■ **Your task**
Reproduce all the material exactly, minus any pictures it holds.

■ **Collected data**

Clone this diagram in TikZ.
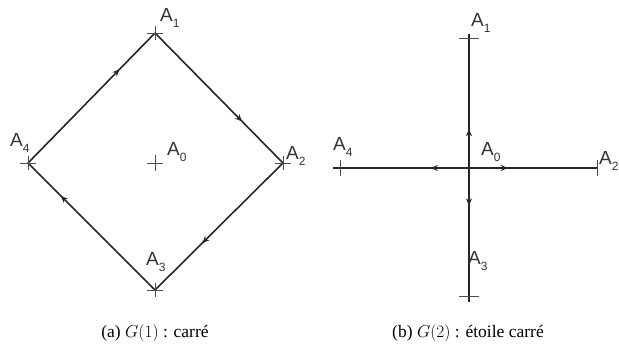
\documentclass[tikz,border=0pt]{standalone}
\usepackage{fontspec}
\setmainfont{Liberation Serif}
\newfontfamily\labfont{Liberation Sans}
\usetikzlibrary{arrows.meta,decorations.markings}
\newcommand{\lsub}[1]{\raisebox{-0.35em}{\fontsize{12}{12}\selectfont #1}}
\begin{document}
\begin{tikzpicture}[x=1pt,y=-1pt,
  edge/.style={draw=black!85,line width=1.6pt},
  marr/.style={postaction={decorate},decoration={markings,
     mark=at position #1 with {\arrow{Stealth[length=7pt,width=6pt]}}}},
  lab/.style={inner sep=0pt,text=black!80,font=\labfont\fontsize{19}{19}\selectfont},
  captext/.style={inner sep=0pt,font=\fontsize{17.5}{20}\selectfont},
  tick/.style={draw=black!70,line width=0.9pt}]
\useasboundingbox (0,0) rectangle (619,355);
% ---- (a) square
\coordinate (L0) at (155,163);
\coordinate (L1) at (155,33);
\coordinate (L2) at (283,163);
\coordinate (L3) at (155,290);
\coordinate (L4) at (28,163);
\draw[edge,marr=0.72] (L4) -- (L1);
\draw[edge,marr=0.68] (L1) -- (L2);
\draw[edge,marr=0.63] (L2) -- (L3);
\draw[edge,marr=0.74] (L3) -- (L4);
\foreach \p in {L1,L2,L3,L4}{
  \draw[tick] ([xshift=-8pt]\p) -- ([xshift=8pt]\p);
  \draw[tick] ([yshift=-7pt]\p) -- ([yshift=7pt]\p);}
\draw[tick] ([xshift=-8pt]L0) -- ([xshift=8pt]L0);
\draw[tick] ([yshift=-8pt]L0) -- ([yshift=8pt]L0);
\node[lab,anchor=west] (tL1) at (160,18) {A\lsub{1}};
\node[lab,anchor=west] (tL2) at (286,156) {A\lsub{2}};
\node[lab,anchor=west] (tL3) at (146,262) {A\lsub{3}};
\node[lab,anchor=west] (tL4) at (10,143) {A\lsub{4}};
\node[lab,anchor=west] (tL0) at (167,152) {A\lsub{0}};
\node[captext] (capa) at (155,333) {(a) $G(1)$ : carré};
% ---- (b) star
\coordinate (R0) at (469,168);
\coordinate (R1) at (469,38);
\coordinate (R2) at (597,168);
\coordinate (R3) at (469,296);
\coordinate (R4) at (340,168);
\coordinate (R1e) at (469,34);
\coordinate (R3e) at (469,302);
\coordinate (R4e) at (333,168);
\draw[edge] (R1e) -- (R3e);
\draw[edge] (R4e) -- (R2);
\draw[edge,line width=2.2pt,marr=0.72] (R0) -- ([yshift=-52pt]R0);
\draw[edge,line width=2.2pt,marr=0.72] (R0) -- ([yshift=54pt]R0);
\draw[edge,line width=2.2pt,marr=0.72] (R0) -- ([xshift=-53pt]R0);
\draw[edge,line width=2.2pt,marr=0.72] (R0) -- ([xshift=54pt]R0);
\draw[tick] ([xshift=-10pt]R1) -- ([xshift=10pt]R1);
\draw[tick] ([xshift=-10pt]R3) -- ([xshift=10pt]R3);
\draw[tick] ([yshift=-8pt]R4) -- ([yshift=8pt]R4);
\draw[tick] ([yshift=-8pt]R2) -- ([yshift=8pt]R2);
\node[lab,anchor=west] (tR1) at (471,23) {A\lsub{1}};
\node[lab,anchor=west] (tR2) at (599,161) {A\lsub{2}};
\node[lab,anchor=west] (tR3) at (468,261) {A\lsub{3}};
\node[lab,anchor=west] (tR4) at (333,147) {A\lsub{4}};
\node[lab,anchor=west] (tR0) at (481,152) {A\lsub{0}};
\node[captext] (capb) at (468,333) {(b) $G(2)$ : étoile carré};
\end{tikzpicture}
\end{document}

■ **The output**
Clone this diagram in TikZ.
\documentclass[tikz,border=0pt]{standalone}
\usepackage{fontspec}
\setmainfont{Liberation Serif}
\newfontfamily\labfont{Liberation Sans}
\usetikzlibrary{arrows.meta,decorations.markings}
\newcommand{\lsub}[1]{\raisebox{-0.35em}{\fontsize{12}{12}\selectfont #1}}
\begin{document}
\begin{tikzpicture}[x=1pt,y=-1pt,
  edge/.style={draw=black!85,line width=1.6pt},
  marr/.style={postaction={decorate},decoration={markings,
     mark=at position #1 with {\arrow{Stealth[length=7pt,width=6pt]}}}},
  lab/.style={inner sep=0pt,text=black!80,font=\labfont\fontsize{19}{19}\selectfont},
  captext/.style={inner sep=0pt,font=\fontsize{17.5}{20}\selectfont},
  tick/.style={draw=black!70,line width=0.9pt}]
\useasboundingbox (0,0) rectangle (619,355);
% ---- (a) square
\coordinate (L0) at (155,163);
\coordinate (L1) at (155,33);
\coordinate (L2) at (283,163);
\coordinate (L3) at (155,290);
\coordinate (L4) at (28,163);
\draw[edge,marr=0.72] (L4) -- (L1);
\draw[edge,marr=0.68] (L1) -- (L2);
\draw[edge,marr=0.63] (L2) -- (L3);
\draw[edge,marr=0.74] (L3) -- (L4);
\foreach \p in {L1,L2,L3,L4}{
  \draw[tick] ([xshift=-8pt]\p) -- ([xshift=8pt]\p);
  \draw[tick] ([yshift=-7pt]\p) -- ([yshift=7pt]\p);}
\draw[tick] ([xshift=-8pt]L0) -- ([xshift=8pt]L0);
\draw[tick] ([yshift=-8pt]L0) -- ([yshift=8pt]L0);
\node[lab,anchor=west] (tL1) at (160,18) {A\lsub{1}};
\node[lab,anchor=west] (tL2) at (286,156) {A\lsub{2}};
\node[lab,anchor=west] (tL3) at (146,262) {A\lsub{3}};
\node[lab,anchor=west] (tL4) at (10,143) {A\lsub{4}};
\node[lab,anchor=west] (tL0) at (167,152) {A\lsub{0}};
\node[captext] (capa) at (155,333) {(a) $G(1)$ : carré};
% ---- (b) star
\coordinate (R0) at (469,168);
\coordinate (R1) at (469,38);
\coordinate (R2) at (597,168);
\coordinate (R3) at (469,296);
\coordinate (R4) at (340,168);
\coordinate (R1e) at (469,34);
\coordinate (R3e) at (469,302);
\coordinate (R4e) at (333,168);
\draw[edge] (R1e) -- (R3e);
\draw[edge] (R4e) -- (R2);
\draw[edge,line width=2.2pt,marr=0.72] (R0) -- ([yshift=-52pt]R0);
\draw[edge,line width=2.2pt,marr=0.72] (R0) -- ([yshift=54pt]R0);
\draw[edge,line width=2.2pt,marr=0.72] (R0) -- ([xshift=-53pt]R0);
\draw[edge,line width=2.2pt,marr=0.72] (R0) -- ([xshift=54pt]R0);
\draw[tick] ([xshift=-10pt]R1) -- ([xshift=10pt]R1);
\draw[tick] ([xshift=-10pt]R3) -- ([xshift=10pt]R3);
\draw[tick] ([yshift=-8pt]R4) -- ([yshift=8pt]R4);
\draw[tick] ([yshift=-8pt]R2) -- ([yshift=8pt]R2);
\node[lab,anchor=west] (tR1) at (471,23) {A\lsub{1}};
\node[lab,anchor=west] (tR2) at (599,161) {A\lsub{2}};
\node[lab,anchor=west] (tR3) at (468,261) {A\lsub{3}};
\node[lab,anchor=west] (tR4) at (333,147) {A\lsub{4}};
\node[lab,anchor=west] (tR0) at (481,152) {A\lsub{0}};
\node[captext] (capb) at (468,333) {(b) $G(2)$ : étoile carré};
\end{tikzpicture}
\end{document}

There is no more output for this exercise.